The Grand Engineering Feats Raising the City and Reversing the River

To address the drainage and sanitation crisis, Chicago embarked on two unprecedented civil engineering projects that physically reshaped the city. The first was the wholesale raising of the city’s street grade, a massive undertaking that began in the 1850s. Engineers devised a plan to install a comprehensive sewer system that required gravity-fed drainage, necessitating that the entire city be lifted between 4 and 14 feet.

Crews used thousands of jackscrews to physically jack up hundreds of buildings, including occupied masonry structures weighing up to 35,000 tons. The Lake Street row of stores, for example, was raised nearly five feet in one go, with businesses continuing operations inside. After a building was raised, the land beneath was filled with soil to the new grade, allowing for the construction of an underground sewer network. This effort successfully removed the city from the worst of the mud and standing water, but the sewage still flowed into the Chicago River and discharged into Lake Michigan.

The second project was the reversal of the Chicago River’s flow, designed to permanently move the city’s sewage away from the lake. In 1889, voters approved the formation of the Sanitary District of Chicago (now the MWRDGC) to construct the Chicago Sanitary and Ship Canal. Completed in 1900, the 28-mile-long canal cut through the continental divide, forcing the Chicago River to flow backward into the Des Plaines River, part of the Mississippi River watershed. This feat of engineering, which involved the largest earth-moving operation in North America at the time, protected the city’s drinking water supply and enabled Chicago’s continued growth.

Ecological Legacy and Modern Restoration

The centuries of engineering to drain and elevate the land resulted in the near-total eradication of the native wetland and wet prairie ecosystems. Historically, over 90% of Illinois’s wetlands were drained or filled for agriculture and development, a trend that was particularly aggressive in the Chicago region. However, modern environmental science recognizes the value of these former landscapes, particularly for their functions in flood control and biodiversity.

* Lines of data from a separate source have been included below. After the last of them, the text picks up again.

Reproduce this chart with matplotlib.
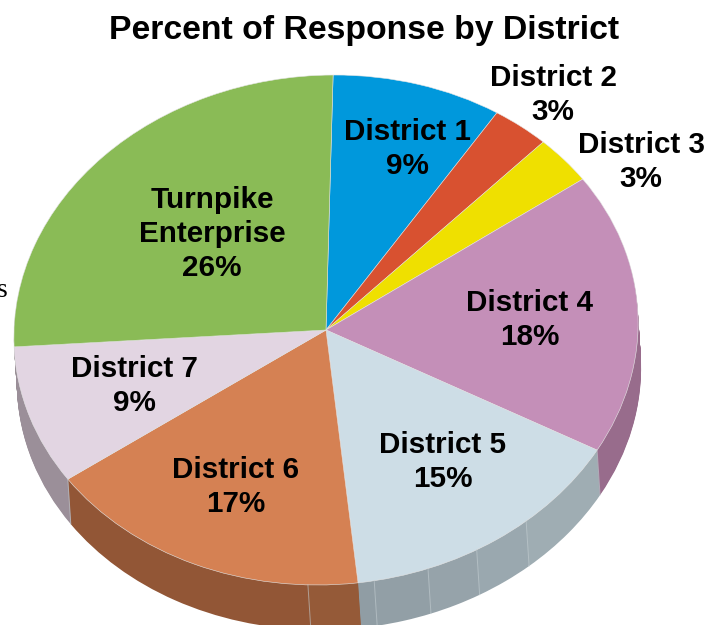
import numpy as np
import matplotlib
matplotlib.use("Agg")
import matplotlib.pyplot as plt
from matplotlib.transforms import Affine2D

plt.rcParams['font.family'] = ['Liberation Sans', 'DejaVu Sans']

# shares, clockwise from the top
names = ['District 1', 'District 2', 'District 3', 'District 4', 'District 5',
         'District 6', 'District 7', 'Turnpike\nEnterprise']
shares = [8.86, 3.03, 3.12, 17.88, 15.11, 17.14, 8.89, 25.97]
pct_labels = ['9%', '3%', '3%', '18%', '15%', '17%', '9%', '26%']
colors = ['#0098dc', '#d85130', '#efe000', '#c48fb8', '#cddde6', '#d58153', '#e2d5e2', '#8abb56']
label_x = [407, 553, 641, 530, 443, 236, 134, 212]
label_y = [149, 95, 162, 320, 462, 487, 386, 234]

# side wall, the district 5 and 6 parts are cut in facets
wall_shares = [8.86, 3.03, 3.12, 17.88, 5.67, 3.06, 2.72, 2.83, 0.83, 2.56, 14.58, 8.89, 25.97]
wall_colors = ['#006a9a', '#974e22', '#a79d00', '#986c8c', '#9fadb3', '#9aa8af', '#96a3aa',
               '#929fa6', '#909da4', '#955a38', '#925636', '#9b8f99', '#608339']
seam_idx = [3, 4, 5, 6, 7, 9, 10]

start_angle = 90.3
cx, cy = 326, 330
rx, ry = 312, 255
depth = 45
shift = 4.5
skew = 0.028  # the ellipse leans a bit to the right


def plot_pie():
    fig = plt.figure(figsize=(7.16, 6.25), dpi=100)
    ax = fig.add_axes([0, 0, 1, 1])
    lean = Affine2D.from_values(1, 0, skew, 1, 0, 0) + ax.transData

    # stack of darker pies makes the wall
    for d in range(depth, 0, -1):
        wedges, _ = ax.pie(wall_shares, colors=wall_colors, startangle=start_angle, counterclock=False,
                           center=(shift * d / depth / rx, -d / ry), radius=1)
        for w in wedges:
            w.set_transform(lean)

    wedges, _ = ax.pie(shares, colors=colors, startangle=start_angle, counterclock=False, center=(0, 0), radius=1,
                       wedgeprops={'edgecolor': '#e6e6e6', 'linewidth': 0.4})
    for w in wedges:
        w.set_transform(lean)

    # pale seams on the wall
    cum = np.cumsum(wall_shares)
    for i in seam_idx:
        a = np.deg2rad(start_angle - cum[i] * 3.6)
        ax.plot([np.cos(a), np.cos(a) + shift / rx], [np.sin(a), np.sin(a) - depth / ry],
                color='#c4ced2', lw=0.7, alpha=0.6, transform=lean)

    ax.set_aspect('auto')
    ax.set_xlim(-cx / rx, (716 - cx) / rx)
    ax.set_ylim((cy - 625) / ry, cy / ry)
    ax.axis('off')

    for name, pct, x, y in zip(names, pct_labels, label_x, label_y):
        fig.text(x / 716, 1 - y / 625, name + '\n' + pct, ha='center', va='center', fontsize=21.3,
                 fontweight='bold', color='black', linespacing=1.28)

    fig.text(364 / 716, 1 - 30 / 625, 'Percent of Response by District', ha='center', va='center',
             fontsize=24.3, fontweight='bold', color='black')
    # scrap of text from the page behind the chart
    fig.text(-3 / 716, 1 - 297 / 625, 's', ha='left', va='baseline', fontsize=20,
             family=['Liberation Serif'], color='black')

    fig.savefig('out.png', dpi=100)


if __name__ == "__main__":
    plot_pie()
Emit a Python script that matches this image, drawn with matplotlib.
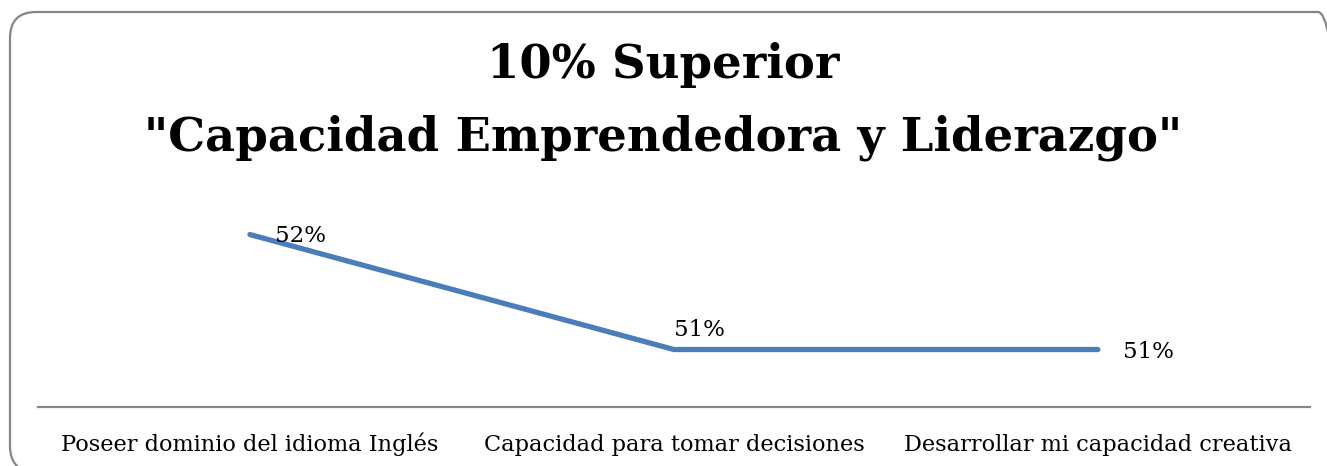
import matplotlib
matplotlib.use("Agg")
import matplotlib.pyplot as plt
from matplotlib.patches import FancyBboxPatch
from matplotlib.transforms import IdentityTransform

# ---------------------------
# Data
# ---------------------------
categories = [
    "Poseer dominio del idioma Inglés",
    "Capacidad para tomar decisiones",
    "Desarrollar mi capacidad creativa",
]
values = [0.52, 0.51, 0.51]
value_labels = ["52%", "51%", "51%"]
title_lines = ["10% Superior", '"Capacidad Emprendedora y Liderazgo"']

LINE_COLOR = "#4A7EBB"
AXIS_COLOR = "#868686"
SERIF = ["DejaVu Serif"]

fig = plt.figure(figsize=(13.27, 4.66), dpi=100)
fig.patch.set_facecolor("white")

# rounded chart frame (display pixels)
frame = FancyBboxPatch((10, -6), 1334, 460,
                       boxstyle="round,pad=0,rounding_size=26",
                       transform=IdentityTransform(),
                       facecolor="none", edgecolor=AXIS_COLOR, linewidth=1.6)
fig.patches.append(frame)

ax = fig.add_axes([0.0286, 0.1266, 0.9585, 0.4934])
x = list(range(len(categories)))
ax.plot(x, values, color=LINE_COLOR, linewidth=3.8, solid_capstyle="round",
        solid_joinstyle="miter")

ax.set_xlim(-0.5, len(categories) - 0.5)
ax.set_ylim(0.505, 0.525)

# data labels: right, above, right
offsets = [(18, -1), (0, 14), (18, -2)]
for xi, v, lab, off in zip(x, values, value_labels, offsets):
    ax.annotate(lab, (xi, v), xytext=off, textcoords="offset points",
                ha="left", va="center", fontsize=16.5, family=SERIF)

for side in ["left", "right", "top"]:
    ax.spines[side].set_visible(False)
ax.spines["bottom"].set_color(AXIS_COLOR)
ax.spines["bottom"].set_linewidth(1.6)
ax.set_yticks([])
ax.set_xticks(x)
ax.set_xticklabels(categories, fontsize=16.2, family=SERIF, va="baseline")
ax.tick_params(axis="x", length=0, pad=32)

fig.text(0.5, 1 - 78 / 466, title_lines[0], ha="center", va="baseline",
         fontsize=33.5, fontweight="bold", family=SERIF)
fig.text(0.5, 1 - 150 / 466, title_lines[1], ha="center", va="baseline",
         fontsize=33.5, fontweight="bold", family=SERIF)

fig.savefig("out.png", dpi=100)
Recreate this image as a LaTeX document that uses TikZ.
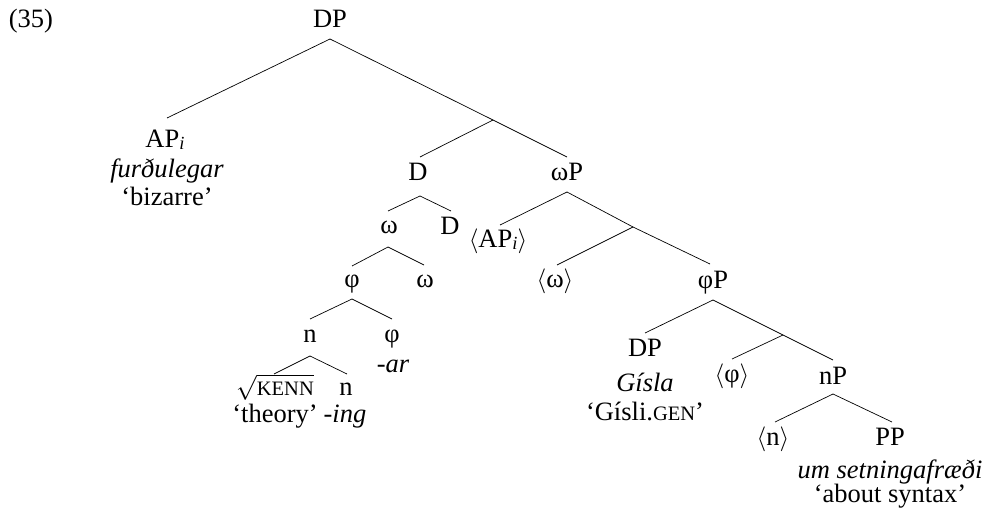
\documentclass[tikz,border=0pt]{standalone}
\usepackage{fontspec}
\setmainfont{Liberation Serif}
\newcommand{\smcap}[1]{{\fontsize{20.5}{21}\selectfont #1}}
\newcommand{\lang}{\(\langle\)}
\newcommand{\rang}{\(\rangle\)}
\newcommand{\subi}{\raisebox{-2.5pt}{\fontsize{18.5}{19}\selectfont\itshape i}}
\begin{document}
\begin{tikzpicture}[x=1pt,y=-1pt,
  lbl/.style={anchor=base,inner sep=0pt,font=\fontsize{26.5}{30}\selectfont},
  edge/.style={line width=0.7pt}]
\useasboundingbox (0,0) rectangle (990,516);
% labels
\node[lbl] (ex) at (31,28) {(35)};
\node[lbl] (dp) at (330,28) {DP};
\node[lbl] (api) at (165,147) {AP\subi};
\node[lbl] (api2) at (167,177) {\textit{furðulegar}};
\node[lbl] (api3) at (167,205) {‘bizarre’};
\node[lbl] (d1) at (418,180) {D};
\node[lbl] (wp) at (567,180) {ωP};
\node[lbl] (w1) at (389,233) {ω};
\node[lbl] (d2) at (450,234) {D};
\node[lbl] (apt) at (498,247) {\lang AP\subi\rang};
\node[lbl] (f1) at (352,287) {φ};
\node[lbl] (w2) at (425,287) {ω};
\node[lbl] (wt) at (555,287) {\lang ω\rang};
\node[lbl] (fp) at (713,288) {φP};
\node[lbl] (n1) at (310,342) {n};
\node[lbl] (f2) at (392,342) {φ};
\node[lbl] (ar) at (393,372) {\textit{-ar}};
\node[lbl] (kenn) at (275,395) {\(\sqrt{\mbox{\smcap{KENN}}}\)};
\node[lbl] (n2) at (346,395) {n};
\node[lbl] (theory) at (275,422) {‘theory’};
\node[lbl] (ing) at (345,422) {\textit{-ing}};
\node[lbl] (dp2) at (645,356) {DP};
\node[lbl] (gisla) at (645,391) {\textit{Gísla}};
\node[lbl] (gisli) at (645,420) {‘Gísli.\smcap{GEN}’};
\node[lbl] (ft) at (732,382) {\lang φ\rang};
\node[lbl] (np) at (833,384) {nP};
\node[lbl] (nt) at (773,445) {\lang n\rang};
\node[lbl] (pp) at (890,445) {PP};
\node[lbl] (um) at (890,478) {\textit{um setningafræði}};
\node[lbl] (about) at (890,502) {‘about syntax’};
% junctions
\coordinate (j1) at (493,120);
\coordinate (j2) at (633,227);
\coordinate (j3) at (783,335);
% edges
\draw[edge] ([xshift=2pt,yshift=29pt]api.base) -- ([yshift=-11pt]dp.base) -- (j1);
\draw[edge] ([xshift=2pt,yshift=23pt]d1.base) -- (j1) -- ([yshift=23pt]wp.base);
\draw[edge] ([xshift=-1pt,yshift=22pt]w1.base) -- ([xshift=2pt,yshift=-16pt]d1.base) -- ([xshift=1pt,yshift=23pt]d2.base);
\draw[edge] ([xshift=2pt,yshift=22pt]apt.base) -- ([yshift=-12pt]wp.base) -- (j2);
\draw[edge] ([xshift=2pt,yshift=22pt]wt.base) -- (j2) -- ([xshift=-3pt,yshift=24pt]fp.base);
\draw[edge] ([yshift=21pt]f1.base) -- ([xshift=-1pt,yshift=-14pt]w1.base) -- ([xshift=-1pt,yshift=22pt]w2.base);
\draw[edge] ([yshift=23pt]dp2.base) -- ([yshift=-12pt]fp.base) -- (j3);
\draw[edge] ([yshift=23pt]ft.base) -- (j3) -- ([yshift=24pt]np.base);
\draw[edge] ([yshift=23pt]n1.base) -- ([yshift=-12pt]f1.base) -- ([yshift=23pt]f2.base);
\draw[edge] ([xshift=-1pt,yshift=21pt]kenn.base) -- ([yshift=-14pt]n1.base) -- ([xshift=1pt,yshift=21pt]n2.base);
\draw[edge] ([xshift=2pt,yshift=23pt]nt.base) -- ([yshift=-10pt]np.base) -- ([xshift=2pt,yshift=23pt]pp.base);
\end{tikzpicture}
\end{document}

Today, efforts focus on restoring the remnants of the original ecosystems, primarily in the Calumet region on the city’s southeast side. Conservation groups are working to restore hundreds of acres of marsh and wet prairie, recognizing their role in supporting high biodiversity. Projects like the restoration of the Powderhorn Prairie and Marsh Nature Preserve aim to alleviate flooding for surrounding communities. They achieve this by reestablishing the land’s natural water-holding capacity, linking Chicago’s hydrological history to a future focused on ecological resilience.